かつて名声を誇った「技術の日産」は復活したのか?

■世界初の量産化!可変圧縮比エンジン「VCターボ」

日産横浜工場で生産される「VCターボ」と呼ばれるオールアルミ製KR20DDET型直4。構造としてはピストンの支持機構とその位置を変えるモーター機構に分けられ「マルチリンク」と呼ばれる回転機構で構成。ピストンを支持するコンロッドを3本のリンクとモーターに換え、モーターでピストンの上下位置を動かして圧縮比を変化させる。従来のMR20DD型2Lガソリン直噴直4とボアピッチとともに共通とされ、ヘッド周りで共通部品が多く使えることでコストを抑えつつ、新たに燃焼方式にアトキンソンサイクルを採用するなど、燃費向上に努めている。

基礎研究を含めて20年以上の開発期間を経て、2016年に量産エンジンとして初の可変圧縮比を実現した「VCターボ」直噴ガソリン直噴直4エンジンは「技術の日産」の面目躍如といえる。

既存の直4エンジンをベースに、可変圧縮比を実現するために複雑な動きを伴う“マルチリンク”機構を採用した。

VC(Variable Compression)機構を見ていくと、ピストンを作動させるリンク機構は、ピストンと直接つながるコネクティングロッドの役割を「アッパーリンク」が担い、クランクシャフトと結合する独特な形状を与えた「ロワーリンク」(マルチリンク)、これにピストンの動き全体を制御する「コントロールシャフト」で構成される。

エンジン下部のコントロールシャフトに結合する「アクチュエーターシャフト」には、モーターの作動を司る電動制御機構である「VCRアクチュエーター」が備わる。

モーターの制御には「ハーモニックドライブ」と呼ばれる特殊なギア機能を備える部品が使われ、ギア変速をギアキャリアの変形とギアに刻まれた歯数の噛み合わせの変化で機械的に調整できる。

これらのリンク機構の位置関係の変化を精密に制御することによって、微妙きわまる可変圧縮比機能を実現したわけだが、リンクの複雑な位置の変化を実現するためには、リンクに高い強度を与える必要があるなど、生産面での苦労もあったようだ。

この可変圧縮機構では「アッパーリンク」が上下方向に直線的を動くので、ピストンの上下動から生まれる二次振動を抑えるためのバランスシャフトを必要としないことにある。

ピストンが横方向から受ける荷重が少なくフリクションの影響が少なく、摺動抵抗を従来型から44%減少させることに成功した。燃費も北米仕様の都市高速道複合モードは29mpg(24km/L)とされ、従来の3.5L、V6エンジンから約15%燃費を向上させたとしている。

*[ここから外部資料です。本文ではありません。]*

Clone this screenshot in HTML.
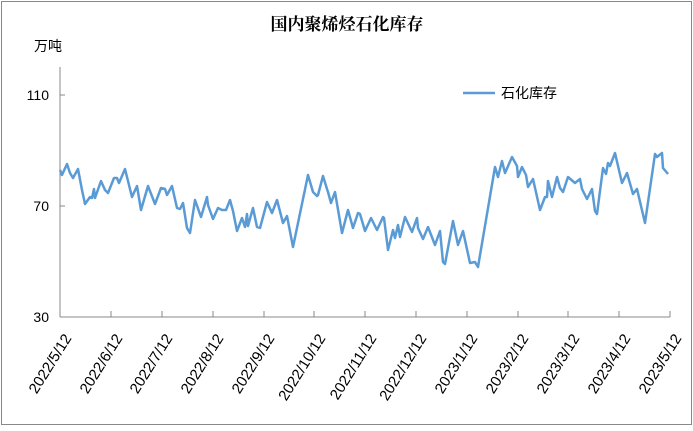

このように、日産の技術を集積させたエンジンなのだから、日本市場のモデルにもぜひ導入してもらいたい。

インフィニティQX50や日産アルティマなどに設定された。ちなみに日産アルティマ2019年モデルの北米価格は、アルティマSの2万3750ドル(271万円)からだが VCターボ搭載車の価格はアルティマSRの2万9150ドル(332万円)から

可変機構によって圧縮比が低圧縮比モードで8:1(排気量:1997cc)、高圧縮比モードでは14:1(同1970cc)に設定した。最高出力/最大トルクはそれぞれ248ps/5600rpmと370Nm/4000rpm(米国仕様、プレミアムガソリン使用)。トランスミッションはCVTが組み合わされ、FWDのみを設定する。